:: Provided data
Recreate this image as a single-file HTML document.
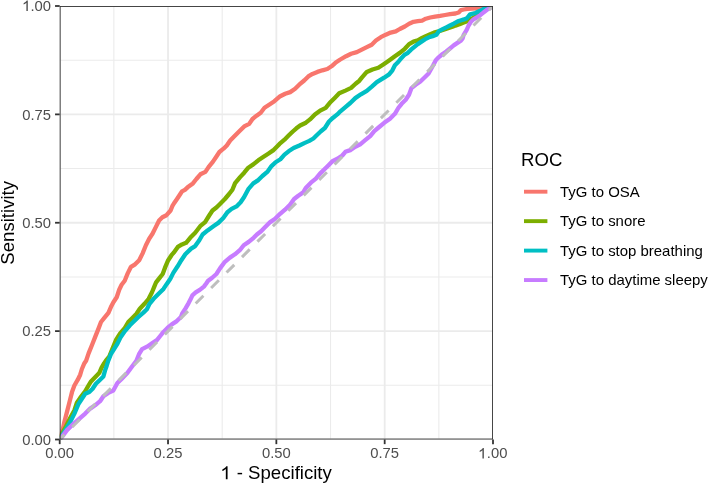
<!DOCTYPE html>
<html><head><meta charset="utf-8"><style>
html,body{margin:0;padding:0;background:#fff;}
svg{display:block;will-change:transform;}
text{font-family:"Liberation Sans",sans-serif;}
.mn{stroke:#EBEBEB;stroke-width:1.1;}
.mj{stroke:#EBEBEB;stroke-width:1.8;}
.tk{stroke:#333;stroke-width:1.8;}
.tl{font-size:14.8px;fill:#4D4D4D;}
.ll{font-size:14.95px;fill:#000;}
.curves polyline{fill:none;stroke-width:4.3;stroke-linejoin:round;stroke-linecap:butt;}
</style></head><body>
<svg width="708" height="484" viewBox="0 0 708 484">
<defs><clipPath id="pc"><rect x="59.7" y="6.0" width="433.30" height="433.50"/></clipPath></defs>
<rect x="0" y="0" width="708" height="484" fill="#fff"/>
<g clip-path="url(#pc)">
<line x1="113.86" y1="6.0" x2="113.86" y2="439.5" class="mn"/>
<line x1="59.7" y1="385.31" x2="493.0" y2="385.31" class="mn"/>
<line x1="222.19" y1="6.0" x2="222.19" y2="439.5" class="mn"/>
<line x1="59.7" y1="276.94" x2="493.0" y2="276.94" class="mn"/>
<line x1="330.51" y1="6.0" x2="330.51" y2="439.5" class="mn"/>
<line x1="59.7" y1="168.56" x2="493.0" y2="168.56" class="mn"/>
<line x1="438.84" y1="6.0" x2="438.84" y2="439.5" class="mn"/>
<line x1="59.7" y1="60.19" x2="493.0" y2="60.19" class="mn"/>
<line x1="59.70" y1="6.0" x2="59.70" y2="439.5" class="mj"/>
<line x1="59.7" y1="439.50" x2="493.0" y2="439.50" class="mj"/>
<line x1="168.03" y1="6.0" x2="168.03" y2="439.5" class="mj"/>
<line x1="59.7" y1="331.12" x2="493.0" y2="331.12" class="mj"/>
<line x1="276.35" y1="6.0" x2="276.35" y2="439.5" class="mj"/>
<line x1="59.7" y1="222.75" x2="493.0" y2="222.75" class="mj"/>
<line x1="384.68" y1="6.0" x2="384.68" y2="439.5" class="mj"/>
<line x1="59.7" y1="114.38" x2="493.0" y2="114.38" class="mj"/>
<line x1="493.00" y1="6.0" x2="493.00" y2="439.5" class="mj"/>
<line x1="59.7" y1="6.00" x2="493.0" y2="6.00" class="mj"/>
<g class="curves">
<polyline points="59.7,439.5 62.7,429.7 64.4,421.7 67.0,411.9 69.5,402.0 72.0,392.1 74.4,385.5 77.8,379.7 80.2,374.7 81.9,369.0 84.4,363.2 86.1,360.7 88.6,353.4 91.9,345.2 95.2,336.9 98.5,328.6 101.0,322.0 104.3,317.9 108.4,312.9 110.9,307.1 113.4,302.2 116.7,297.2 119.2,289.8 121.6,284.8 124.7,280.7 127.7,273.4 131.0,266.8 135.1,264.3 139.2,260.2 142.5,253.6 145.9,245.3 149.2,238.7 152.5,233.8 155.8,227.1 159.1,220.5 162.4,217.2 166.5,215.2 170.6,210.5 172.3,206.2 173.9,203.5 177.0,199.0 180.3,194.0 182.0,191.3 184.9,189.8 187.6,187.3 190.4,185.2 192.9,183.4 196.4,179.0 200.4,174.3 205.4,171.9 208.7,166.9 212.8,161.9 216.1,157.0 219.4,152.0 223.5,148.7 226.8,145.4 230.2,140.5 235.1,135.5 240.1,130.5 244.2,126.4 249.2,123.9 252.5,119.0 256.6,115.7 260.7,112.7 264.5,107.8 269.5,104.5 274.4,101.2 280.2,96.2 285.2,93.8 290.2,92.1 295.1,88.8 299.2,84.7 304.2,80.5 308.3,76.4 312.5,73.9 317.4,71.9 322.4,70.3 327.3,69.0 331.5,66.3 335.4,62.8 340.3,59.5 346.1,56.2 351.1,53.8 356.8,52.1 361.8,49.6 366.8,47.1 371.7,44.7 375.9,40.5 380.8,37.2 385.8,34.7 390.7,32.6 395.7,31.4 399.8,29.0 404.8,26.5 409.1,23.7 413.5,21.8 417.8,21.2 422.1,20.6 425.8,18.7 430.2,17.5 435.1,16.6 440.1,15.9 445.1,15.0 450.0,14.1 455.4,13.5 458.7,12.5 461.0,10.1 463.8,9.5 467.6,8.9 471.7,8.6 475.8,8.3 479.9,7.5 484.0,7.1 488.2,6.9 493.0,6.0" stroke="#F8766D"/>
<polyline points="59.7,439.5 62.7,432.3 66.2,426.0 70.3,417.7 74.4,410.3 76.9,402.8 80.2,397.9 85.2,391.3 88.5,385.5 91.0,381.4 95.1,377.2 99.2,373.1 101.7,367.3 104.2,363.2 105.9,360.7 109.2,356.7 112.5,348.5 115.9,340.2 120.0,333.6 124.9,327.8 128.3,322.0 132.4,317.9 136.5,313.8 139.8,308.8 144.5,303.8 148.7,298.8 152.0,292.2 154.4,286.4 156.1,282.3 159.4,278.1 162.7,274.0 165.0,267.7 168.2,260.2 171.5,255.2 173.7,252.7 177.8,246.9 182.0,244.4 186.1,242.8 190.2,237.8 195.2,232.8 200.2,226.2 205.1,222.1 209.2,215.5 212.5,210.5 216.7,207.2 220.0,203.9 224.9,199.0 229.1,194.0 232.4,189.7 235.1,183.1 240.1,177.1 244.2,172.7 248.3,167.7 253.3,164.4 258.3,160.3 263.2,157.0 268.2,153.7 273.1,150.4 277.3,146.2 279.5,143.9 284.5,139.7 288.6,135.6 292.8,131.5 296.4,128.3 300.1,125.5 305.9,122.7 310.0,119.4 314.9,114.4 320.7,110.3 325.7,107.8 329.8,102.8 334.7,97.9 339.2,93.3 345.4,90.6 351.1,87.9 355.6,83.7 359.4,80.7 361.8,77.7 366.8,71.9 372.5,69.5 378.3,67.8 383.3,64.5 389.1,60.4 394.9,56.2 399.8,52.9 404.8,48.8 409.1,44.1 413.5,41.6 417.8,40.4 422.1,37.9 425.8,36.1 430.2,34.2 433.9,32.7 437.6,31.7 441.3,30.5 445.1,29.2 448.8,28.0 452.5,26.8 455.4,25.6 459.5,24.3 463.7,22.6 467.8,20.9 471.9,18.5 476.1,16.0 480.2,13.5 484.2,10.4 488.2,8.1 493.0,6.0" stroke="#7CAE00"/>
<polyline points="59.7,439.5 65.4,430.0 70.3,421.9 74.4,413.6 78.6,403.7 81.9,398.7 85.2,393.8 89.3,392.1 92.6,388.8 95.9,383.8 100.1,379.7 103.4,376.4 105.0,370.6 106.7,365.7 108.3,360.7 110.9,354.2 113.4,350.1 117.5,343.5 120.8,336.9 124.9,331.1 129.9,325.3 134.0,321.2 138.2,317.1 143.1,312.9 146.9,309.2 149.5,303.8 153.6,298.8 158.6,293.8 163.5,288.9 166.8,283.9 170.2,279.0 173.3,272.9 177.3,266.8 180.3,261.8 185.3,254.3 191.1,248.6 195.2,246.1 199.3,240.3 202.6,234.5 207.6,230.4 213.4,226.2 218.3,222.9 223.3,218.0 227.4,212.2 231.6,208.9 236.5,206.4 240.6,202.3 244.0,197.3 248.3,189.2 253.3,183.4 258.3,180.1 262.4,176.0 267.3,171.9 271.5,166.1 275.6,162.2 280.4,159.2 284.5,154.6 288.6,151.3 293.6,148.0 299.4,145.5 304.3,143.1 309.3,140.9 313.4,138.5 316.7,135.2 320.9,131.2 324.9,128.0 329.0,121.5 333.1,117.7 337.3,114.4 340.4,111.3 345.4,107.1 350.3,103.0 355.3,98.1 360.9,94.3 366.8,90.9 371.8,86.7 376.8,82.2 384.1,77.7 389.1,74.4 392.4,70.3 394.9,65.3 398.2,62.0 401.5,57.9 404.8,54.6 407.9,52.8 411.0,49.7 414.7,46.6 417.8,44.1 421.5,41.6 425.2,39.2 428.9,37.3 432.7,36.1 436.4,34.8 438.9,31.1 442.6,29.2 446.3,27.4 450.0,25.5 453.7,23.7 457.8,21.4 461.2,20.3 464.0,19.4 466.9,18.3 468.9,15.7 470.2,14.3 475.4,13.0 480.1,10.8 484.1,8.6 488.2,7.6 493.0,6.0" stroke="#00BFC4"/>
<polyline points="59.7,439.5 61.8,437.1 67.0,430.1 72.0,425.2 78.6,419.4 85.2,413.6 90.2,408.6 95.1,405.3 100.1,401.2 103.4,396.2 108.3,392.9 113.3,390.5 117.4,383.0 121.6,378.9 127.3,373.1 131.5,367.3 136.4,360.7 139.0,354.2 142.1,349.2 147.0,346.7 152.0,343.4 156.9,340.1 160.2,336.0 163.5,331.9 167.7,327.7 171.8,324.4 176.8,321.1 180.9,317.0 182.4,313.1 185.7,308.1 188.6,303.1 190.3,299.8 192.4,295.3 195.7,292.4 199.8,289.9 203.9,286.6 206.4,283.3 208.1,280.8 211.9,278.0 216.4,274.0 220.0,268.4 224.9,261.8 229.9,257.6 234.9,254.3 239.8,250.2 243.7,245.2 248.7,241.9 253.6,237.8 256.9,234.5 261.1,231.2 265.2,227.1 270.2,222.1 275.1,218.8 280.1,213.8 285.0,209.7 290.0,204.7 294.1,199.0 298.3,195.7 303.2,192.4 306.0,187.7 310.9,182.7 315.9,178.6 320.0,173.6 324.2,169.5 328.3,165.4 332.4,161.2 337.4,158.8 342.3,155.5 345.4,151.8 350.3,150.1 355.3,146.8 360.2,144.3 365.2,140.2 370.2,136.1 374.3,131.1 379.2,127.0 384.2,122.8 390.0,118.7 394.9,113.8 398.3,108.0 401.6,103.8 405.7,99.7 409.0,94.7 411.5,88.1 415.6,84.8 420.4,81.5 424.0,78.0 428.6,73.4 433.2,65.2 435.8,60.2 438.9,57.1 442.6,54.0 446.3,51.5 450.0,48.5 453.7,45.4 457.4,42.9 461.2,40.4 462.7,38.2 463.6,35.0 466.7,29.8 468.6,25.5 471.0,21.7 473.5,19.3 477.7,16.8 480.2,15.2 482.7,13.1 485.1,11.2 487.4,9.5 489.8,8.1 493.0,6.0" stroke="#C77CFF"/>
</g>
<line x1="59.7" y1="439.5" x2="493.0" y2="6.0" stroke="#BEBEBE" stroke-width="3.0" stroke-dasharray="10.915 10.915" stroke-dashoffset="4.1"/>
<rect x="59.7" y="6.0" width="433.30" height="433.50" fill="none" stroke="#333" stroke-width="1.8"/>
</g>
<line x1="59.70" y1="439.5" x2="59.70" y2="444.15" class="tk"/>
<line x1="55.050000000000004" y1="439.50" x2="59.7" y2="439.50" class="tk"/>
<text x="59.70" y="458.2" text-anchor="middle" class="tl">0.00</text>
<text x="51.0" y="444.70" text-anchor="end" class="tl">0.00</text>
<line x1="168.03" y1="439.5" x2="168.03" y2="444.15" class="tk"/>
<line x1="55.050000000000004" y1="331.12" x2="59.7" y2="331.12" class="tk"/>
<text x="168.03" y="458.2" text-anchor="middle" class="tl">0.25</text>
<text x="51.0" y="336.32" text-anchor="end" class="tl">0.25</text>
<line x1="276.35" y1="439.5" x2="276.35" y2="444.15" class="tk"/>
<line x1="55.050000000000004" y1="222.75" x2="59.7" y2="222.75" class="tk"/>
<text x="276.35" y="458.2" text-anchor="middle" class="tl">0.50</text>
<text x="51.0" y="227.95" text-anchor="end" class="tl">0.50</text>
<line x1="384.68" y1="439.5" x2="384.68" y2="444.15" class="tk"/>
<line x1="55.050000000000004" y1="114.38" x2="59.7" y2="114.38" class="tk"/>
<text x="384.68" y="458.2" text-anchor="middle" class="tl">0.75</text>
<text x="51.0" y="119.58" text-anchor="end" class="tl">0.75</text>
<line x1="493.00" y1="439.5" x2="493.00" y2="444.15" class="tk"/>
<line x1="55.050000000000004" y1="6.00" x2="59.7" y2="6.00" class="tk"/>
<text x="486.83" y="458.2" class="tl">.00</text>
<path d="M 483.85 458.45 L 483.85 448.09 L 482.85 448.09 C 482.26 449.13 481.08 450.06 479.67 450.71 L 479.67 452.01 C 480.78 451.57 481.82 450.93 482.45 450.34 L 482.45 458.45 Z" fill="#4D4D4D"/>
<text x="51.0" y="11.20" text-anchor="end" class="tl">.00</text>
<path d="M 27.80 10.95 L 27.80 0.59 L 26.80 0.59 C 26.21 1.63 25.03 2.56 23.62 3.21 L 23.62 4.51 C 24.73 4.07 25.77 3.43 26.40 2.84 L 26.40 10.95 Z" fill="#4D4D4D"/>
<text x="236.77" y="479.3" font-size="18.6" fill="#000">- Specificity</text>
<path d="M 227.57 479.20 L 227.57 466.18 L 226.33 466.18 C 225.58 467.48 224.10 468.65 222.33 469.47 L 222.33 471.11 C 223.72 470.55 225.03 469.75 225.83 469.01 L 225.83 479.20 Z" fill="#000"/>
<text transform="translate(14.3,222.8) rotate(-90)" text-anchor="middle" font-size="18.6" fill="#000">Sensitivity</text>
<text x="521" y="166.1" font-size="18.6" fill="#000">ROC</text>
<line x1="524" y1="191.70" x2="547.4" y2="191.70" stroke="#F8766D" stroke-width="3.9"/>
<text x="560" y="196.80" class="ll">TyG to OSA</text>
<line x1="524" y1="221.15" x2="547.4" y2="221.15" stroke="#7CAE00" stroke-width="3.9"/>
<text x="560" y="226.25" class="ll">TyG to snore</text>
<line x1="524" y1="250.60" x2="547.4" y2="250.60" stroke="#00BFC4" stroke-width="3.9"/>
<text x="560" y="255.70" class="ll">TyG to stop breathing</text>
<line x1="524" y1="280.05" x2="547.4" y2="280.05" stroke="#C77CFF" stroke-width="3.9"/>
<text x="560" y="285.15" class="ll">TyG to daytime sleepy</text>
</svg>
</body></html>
::::
:: Provided data
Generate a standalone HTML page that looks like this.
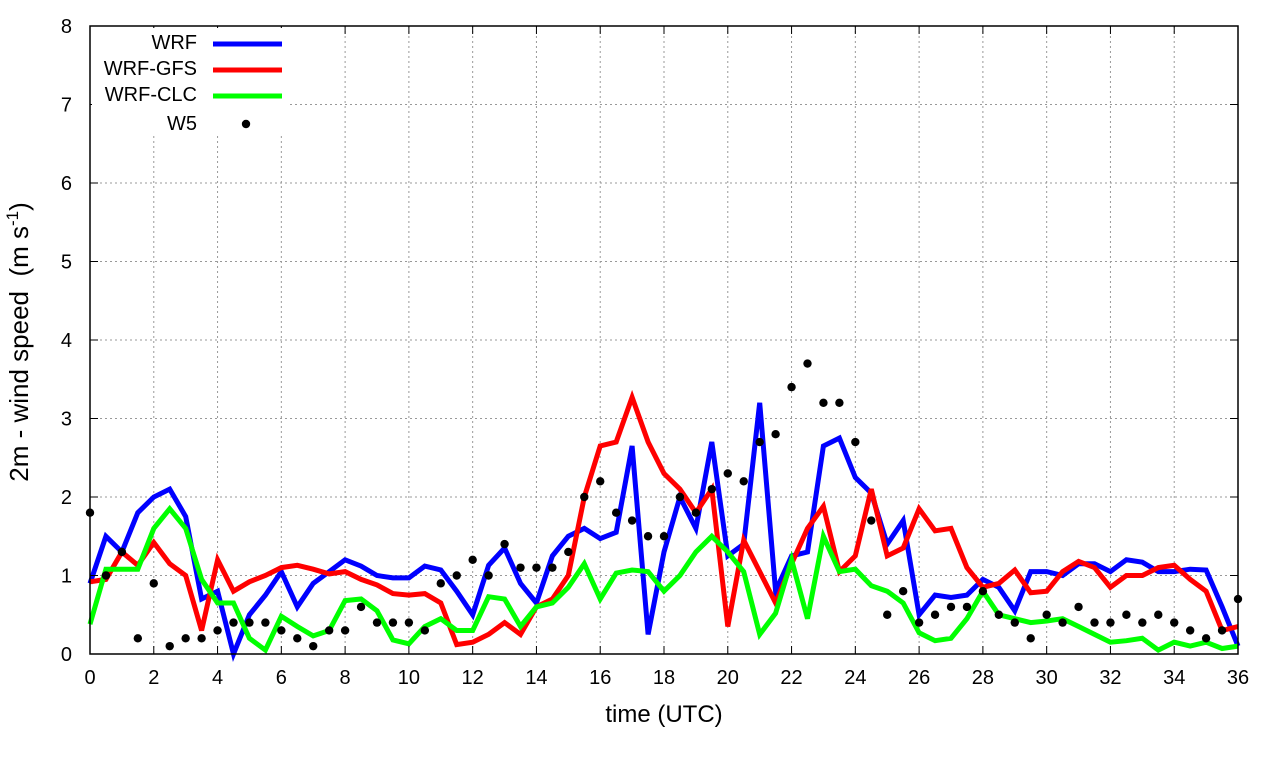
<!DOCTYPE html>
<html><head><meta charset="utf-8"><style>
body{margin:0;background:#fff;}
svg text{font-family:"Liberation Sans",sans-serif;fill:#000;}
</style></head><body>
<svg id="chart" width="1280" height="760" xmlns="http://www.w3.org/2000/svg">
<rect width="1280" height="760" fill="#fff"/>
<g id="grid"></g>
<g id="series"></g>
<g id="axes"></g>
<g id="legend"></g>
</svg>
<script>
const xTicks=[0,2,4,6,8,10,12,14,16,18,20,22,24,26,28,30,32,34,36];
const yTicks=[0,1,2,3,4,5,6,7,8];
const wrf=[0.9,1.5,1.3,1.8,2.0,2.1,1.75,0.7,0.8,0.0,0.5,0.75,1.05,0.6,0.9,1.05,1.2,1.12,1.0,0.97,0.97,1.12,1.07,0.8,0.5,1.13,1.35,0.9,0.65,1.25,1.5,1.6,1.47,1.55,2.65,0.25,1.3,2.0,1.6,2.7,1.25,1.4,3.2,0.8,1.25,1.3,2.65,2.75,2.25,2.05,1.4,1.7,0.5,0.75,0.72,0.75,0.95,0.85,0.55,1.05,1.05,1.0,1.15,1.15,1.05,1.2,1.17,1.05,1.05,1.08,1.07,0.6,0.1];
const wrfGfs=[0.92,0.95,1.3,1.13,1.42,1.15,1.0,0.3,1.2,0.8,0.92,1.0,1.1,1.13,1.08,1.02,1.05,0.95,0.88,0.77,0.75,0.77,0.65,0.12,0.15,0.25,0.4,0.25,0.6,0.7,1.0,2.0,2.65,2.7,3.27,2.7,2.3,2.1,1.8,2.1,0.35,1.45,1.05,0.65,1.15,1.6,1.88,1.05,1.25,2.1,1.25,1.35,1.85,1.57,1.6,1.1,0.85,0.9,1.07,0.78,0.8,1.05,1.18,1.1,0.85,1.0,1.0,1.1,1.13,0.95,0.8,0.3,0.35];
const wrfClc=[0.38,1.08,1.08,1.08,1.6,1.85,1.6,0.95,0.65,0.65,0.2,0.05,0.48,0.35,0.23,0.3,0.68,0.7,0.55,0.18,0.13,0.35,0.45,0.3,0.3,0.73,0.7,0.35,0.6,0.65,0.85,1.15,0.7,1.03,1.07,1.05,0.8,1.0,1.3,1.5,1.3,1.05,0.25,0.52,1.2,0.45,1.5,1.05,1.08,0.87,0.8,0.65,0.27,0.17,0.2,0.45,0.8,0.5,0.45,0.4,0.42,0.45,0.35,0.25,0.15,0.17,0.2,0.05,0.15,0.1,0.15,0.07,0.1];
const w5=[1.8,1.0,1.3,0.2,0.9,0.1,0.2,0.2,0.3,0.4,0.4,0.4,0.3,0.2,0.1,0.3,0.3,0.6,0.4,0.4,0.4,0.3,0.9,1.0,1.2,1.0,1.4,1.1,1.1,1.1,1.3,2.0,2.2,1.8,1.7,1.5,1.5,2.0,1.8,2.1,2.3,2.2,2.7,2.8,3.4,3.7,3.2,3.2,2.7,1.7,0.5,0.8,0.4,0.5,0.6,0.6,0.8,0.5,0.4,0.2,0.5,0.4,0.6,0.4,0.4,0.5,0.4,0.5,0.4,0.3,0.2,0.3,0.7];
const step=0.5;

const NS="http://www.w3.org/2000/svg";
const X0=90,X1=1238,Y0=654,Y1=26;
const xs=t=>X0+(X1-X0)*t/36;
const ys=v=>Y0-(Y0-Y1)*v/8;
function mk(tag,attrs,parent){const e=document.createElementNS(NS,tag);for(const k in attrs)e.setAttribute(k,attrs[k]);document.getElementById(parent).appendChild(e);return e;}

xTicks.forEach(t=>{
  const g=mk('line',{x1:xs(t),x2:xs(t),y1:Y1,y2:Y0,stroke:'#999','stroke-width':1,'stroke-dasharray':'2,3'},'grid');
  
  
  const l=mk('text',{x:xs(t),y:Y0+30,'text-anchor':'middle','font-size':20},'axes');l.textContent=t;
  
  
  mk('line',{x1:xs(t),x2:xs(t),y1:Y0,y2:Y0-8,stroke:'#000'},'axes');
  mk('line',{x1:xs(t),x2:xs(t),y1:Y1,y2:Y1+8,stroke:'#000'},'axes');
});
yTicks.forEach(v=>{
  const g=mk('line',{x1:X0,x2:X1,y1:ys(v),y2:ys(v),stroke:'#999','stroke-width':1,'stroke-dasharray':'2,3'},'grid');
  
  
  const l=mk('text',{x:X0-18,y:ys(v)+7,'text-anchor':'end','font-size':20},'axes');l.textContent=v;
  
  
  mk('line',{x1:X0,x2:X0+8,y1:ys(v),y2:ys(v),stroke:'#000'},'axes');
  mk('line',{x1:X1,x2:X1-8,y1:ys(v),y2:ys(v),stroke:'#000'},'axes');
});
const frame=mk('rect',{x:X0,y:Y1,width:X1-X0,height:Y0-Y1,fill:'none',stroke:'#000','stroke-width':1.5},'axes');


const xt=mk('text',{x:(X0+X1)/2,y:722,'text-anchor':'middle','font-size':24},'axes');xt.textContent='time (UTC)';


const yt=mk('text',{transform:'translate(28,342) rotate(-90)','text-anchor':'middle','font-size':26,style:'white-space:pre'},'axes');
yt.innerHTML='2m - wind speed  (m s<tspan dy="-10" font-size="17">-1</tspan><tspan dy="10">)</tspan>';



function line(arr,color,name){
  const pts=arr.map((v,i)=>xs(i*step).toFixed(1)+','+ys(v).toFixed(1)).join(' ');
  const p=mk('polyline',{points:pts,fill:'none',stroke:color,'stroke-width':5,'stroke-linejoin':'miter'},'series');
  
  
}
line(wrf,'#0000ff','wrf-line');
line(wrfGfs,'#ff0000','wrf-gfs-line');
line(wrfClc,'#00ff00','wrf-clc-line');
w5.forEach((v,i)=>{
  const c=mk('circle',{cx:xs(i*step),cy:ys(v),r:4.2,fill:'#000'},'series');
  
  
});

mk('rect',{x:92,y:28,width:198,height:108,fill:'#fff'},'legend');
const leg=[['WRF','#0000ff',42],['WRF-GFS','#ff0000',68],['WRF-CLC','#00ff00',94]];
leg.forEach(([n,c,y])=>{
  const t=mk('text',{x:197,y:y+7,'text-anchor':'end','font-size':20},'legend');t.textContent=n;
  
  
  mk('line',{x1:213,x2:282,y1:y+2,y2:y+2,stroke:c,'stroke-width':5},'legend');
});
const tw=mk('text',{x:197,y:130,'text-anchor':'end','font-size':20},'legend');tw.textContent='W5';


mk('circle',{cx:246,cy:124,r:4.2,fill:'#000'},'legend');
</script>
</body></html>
::::
Stated goal: Look through the entries and return every line where "document" appears.

Exercise response:
Recreate this image as a single-file HTML document.
function mk(tag,attrs,parent){const e=document.createElementNS(NS,tag);for(const k in attrs)e.setAttribute(k,attrs[k]);document.getElementById(parent).appendChild(e);return e;}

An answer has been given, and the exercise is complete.